** START **

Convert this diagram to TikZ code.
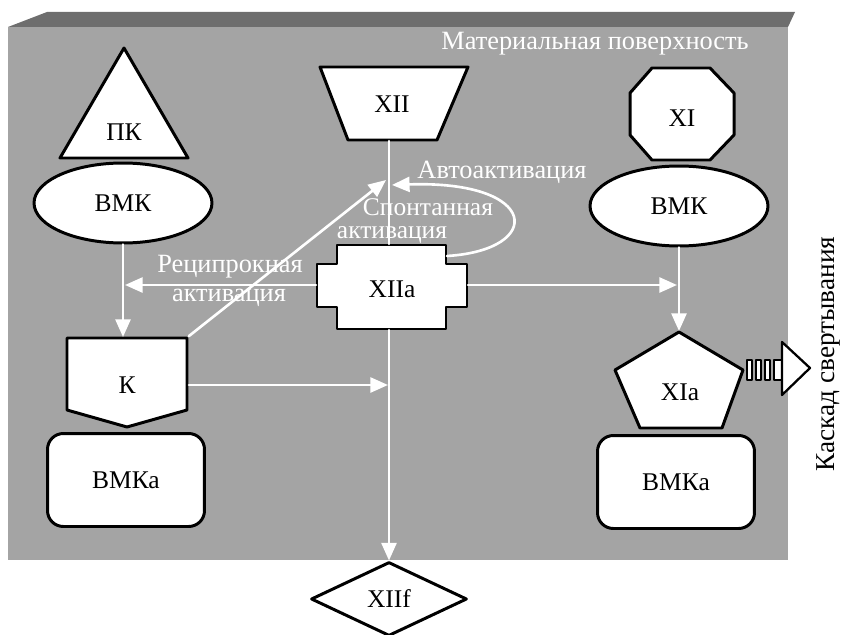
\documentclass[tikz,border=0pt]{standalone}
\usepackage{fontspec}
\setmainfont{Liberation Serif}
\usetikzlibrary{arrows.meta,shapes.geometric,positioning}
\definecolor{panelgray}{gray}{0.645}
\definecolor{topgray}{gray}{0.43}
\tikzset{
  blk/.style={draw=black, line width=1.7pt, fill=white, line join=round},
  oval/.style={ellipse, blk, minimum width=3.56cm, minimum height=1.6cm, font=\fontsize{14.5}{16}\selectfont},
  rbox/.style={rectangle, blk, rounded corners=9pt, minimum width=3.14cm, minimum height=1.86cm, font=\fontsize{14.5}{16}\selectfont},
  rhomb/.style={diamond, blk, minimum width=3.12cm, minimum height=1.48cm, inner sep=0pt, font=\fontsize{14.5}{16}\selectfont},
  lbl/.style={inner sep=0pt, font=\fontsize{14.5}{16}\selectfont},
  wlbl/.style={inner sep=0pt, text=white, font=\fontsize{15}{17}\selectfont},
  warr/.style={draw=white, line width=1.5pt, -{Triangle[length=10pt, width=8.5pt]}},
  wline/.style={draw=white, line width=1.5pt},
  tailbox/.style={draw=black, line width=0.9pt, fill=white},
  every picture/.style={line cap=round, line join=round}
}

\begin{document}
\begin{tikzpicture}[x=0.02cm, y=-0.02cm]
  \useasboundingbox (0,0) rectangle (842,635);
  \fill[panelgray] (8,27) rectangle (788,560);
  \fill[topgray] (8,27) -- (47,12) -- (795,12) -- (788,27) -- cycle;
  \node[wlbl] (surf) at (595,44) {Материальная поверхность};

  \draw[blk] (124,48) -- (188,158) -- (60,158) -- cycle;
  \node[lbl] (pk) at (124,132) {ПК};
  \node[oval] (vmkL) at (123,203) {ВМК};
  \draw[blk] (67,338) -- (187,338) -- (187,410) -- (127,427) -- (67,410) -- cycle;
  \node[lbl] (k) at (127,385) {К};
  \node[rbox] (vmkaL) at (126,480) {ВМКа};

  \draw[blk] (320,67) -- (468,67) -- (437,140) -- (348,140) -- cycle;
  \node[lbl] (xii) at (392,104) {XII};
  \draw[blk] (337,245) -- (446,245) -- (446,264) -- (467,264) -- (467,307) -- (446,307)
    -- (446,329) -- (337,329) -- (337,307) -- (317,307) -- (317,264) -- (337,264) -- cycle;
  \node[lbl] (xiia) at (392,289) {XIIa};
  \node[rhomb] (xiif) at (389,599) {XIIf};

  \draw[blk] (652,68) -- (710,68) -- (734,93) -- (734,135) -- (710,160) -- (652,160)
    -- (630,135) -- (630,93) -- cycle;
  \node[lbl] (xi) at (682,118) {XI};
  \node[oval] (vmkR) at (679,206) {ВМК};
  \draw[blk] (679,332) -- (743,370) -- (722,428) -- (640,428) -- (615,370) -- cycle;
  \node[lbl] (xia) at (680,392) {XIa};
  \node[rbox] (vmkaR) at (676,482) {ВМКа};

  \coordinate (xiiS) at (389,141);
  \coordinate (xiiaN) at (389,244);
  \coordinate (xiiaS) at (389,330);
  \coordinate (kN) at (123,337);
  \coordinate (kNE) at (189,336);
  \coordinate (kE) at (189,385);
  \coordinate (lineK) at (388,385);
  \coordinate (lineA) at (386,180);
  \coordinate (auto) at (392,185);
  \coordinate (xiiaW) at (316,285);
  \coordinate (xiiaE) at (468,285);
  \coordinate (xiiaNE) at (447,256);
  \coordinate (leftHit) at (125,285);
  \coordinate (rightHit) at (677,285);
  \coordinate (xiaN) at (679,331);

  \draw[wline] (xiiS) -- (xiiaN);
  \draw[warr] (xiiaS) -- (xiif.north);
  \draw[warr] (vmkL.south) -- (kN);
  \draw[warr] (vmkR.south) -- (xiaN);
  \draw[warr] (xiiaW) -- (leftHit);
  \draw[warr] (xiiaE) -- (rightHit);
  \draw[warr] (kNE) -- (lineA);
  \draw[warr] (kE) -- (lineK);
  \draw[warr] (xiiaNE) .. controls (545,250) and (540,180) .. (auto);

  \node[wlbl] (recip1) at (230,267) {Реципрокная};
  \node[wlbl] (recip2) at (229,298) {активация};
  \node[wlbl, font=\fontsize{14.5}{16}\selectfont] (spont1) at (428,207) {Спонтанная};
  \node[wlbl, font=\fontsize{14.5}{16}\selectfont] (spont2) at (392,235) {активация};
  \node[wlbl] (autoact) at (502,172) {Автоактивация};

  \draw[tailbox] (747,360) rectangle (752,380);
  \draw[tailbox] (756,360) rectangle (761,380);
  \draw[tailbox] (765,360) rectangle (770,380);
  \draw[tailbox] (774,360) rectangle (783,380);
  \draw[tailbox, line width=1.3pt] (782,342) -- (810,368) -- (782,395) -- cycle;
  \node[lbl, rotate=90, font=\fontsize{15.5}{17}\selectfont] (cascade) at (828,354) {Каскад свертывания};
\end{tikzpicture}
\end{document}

** END **

## PROBLEM DESCRIPTION
Leaving out the pictures, repeat the data above exactly.

## WRITTEN ANSWER
Convert this diagram to TikZ code.
\documentclass[tikz,border=0pt]{standalone}
\usepackage{fontspec}
\setmainfont{Liberation Serif}
\usetikzlibrary{arrows.meta,shapes.geometric,positioning}
\definecolor{panelgray}{gray}{0.645}
\definecolor{topgray}{gray}{0.43}
\tikzset{
  blk/.style={draw=black, line width=1.7pt, fill=white, line join=round},
  oval/.style={ellipse, blk, minimum width=3.56cm, minimum height=1.6cm, font=\fontsize{14.5}{16}\selectfont},
  rbox/.style={rectangle, blk, rounded corners=9pt, minimum width=3.14cm, minimum height=1.86cm, font=\fontsize{14.5}{16}\selectfont},
  rhomb/.style={diamond, blk, minimum width=3.12cm, minimum height=1.48cm, inner sep=0pt, font=\fontsize{14.5}{16}\selectfont},
  lbl/.style={inner sep=0pt, font=\fontsize{14.5}{16}\selectfont},
  wlbl/.style={inner sep=0pt, text=white, font=\fontsize{15}{17}\selectfont},
  warr/.style={draw=white, line width=1.5pt, -{Triangle[length=10pt, width=8.5pt]}},
  wline/.style={draw=white, line width=1.5pt},
  tailbox/.style={draw=black, line width=0.9pt, fill=white},
  every picture/.style={line cap=round, line join=round}
}

\begin{document}
\begin{tikzpicture}[x=0.02cm, y=-0.02cm]
  \useasboundingbox (0,0) rectangle (842,635);
  \fill[panelgray] (8,27) rectangle (788,560);
  \fill[topgray] (8,27) -- (47,12) -- (795,12) -- (788,27) -- cycle;
  \node[wlbl] (surf) at (595,44) {Материальная поверхность};

  \draw[blk] (124,48) -- (188,158) -- (60,158) -- cycle;
  \node[lbl] (pk) at (124,132) {ПК};
  \node[oval] (vmkL) at (123,203) {ВМК};
  \draw[blk] (67,338) -- (187,338) -- (187,410) -- (127,427) -- (67,410) -- cycle;
  \node[lbl] (k) at (127,385) {К};
  \node[rbox] (vmkaL) at (126,480) {ВМКа};

  \draw[blk] (320,67) -- (468,67) -- (437,140) -- (348,140) -- cycle;
  \node[lbl] (xii) at (392,104) {XII};
  \draw[blk] (337,245) -- (446,245) -- (446,264) -- (467,264) -- (467,307) -- (446,307)
    -- (446,329) -- (337,329) -- (337,307) -- (317,307) -- (317,264) -- (337,264) -- cycle;
  \node[lbl] (xiia) at (392,289) {XIIa};
  \node[rhomb] (xiif) at (389,599) {XIIf};

  \draw[blk] (652,68) -- (710,68) -- (734,93) -- (734,135) -- (710,160) -- (652,160)
    -- (630,135) -- (630,93) -- cycle;
  \node[lbl] (xi) at (682,118) {XI};
  \node[oval] (vmkR) at (679,206) {ВМК};
  \draw[blk] (679,332) -- (743,370) -- (722,428) -- (640,428) -- (615,370) -- cycle;
  \node[lbl] (xia) at (680,392) {XIa};
  \node[rbox] (vmkaR) at (676,482) {ВМКа};

  \coordinate (xiiS) at (389,141);
  \coordinate (xiiaN) at (389,244);
  \coordinate (xiiaS) at (389,330);
  \coordinate (kN) at (123,337);
  \coordinate (kNE) at (189,336);
  \coordinate (kE) at (189,385);
  \coordinate (lineK) at (388,385);
  \coordinate (lineA) at (386,180);
  \coordinate (auto) at (392,185);
  \coordinate (xiiaW) at (316,285);
  \coordinate (xiiaE) at (468,285);
  \coordinate (xiiaNE) at (447,256);
  \coordinate (leftHit) at (125,285);
  \coordinate (rightHit) at (677,285);
  \coordinate (xiaN) at (679,331);

  \draw[wline] (xiiS) -- (xiiaN);
  \draw[warr] (xiiaS) -- (xiif.north);
  \draw[warr] (vmkL.south) -- (kN);
  \draw[warr] (vmkR.south) -- (xiaN);
  \draw[warr] (xiiaW) -- (leftHit);
  \draw[warr] (xiiaE) -- (rightHit);
  \draw[warr] (kNE) -- (lineA);
  \draw[warr] (kE) -- (lineK);
  \draw[warr] (xiiaNE) .. controls (545,250) and (540,180) .. (auto);

  \node[wlbl] (recip1) at (230,267) {Реципрокная};
  \node[wlbl] (recip2) at (229,298) {активация};
  \node[wlbl, font=\fontsize{14.5}{16}\selectfont] (spont1) at (428,207) {Спонтанная};
  \node[wlbl, font=\fontsize{14.5}{16}\selectfont] (spont2) at (392,235) {активация};
  \node[wlbl] (autoact) at (502,172) {Автоактивация};

  \draw[tailbox] (747,360) rectangle (752,380);
  \draw[tailbox] (756,360) rectangle (761,380);
  \draw[tailbox] (765,360) rectangle (770,380);
  \draw[tailbox] (774,360) rectangle (783,380);
  \draw[tailbox, line width=1.3pt] (782,342) -- (810,368) -- (782,395) -- cycle;
  \node[lbl, rotate=90, font=\fontsize{15.5}{17}\selectfont] (cascade) at (828,354) {Каскад свертывания};
\end{tikzpicture}
\end{document}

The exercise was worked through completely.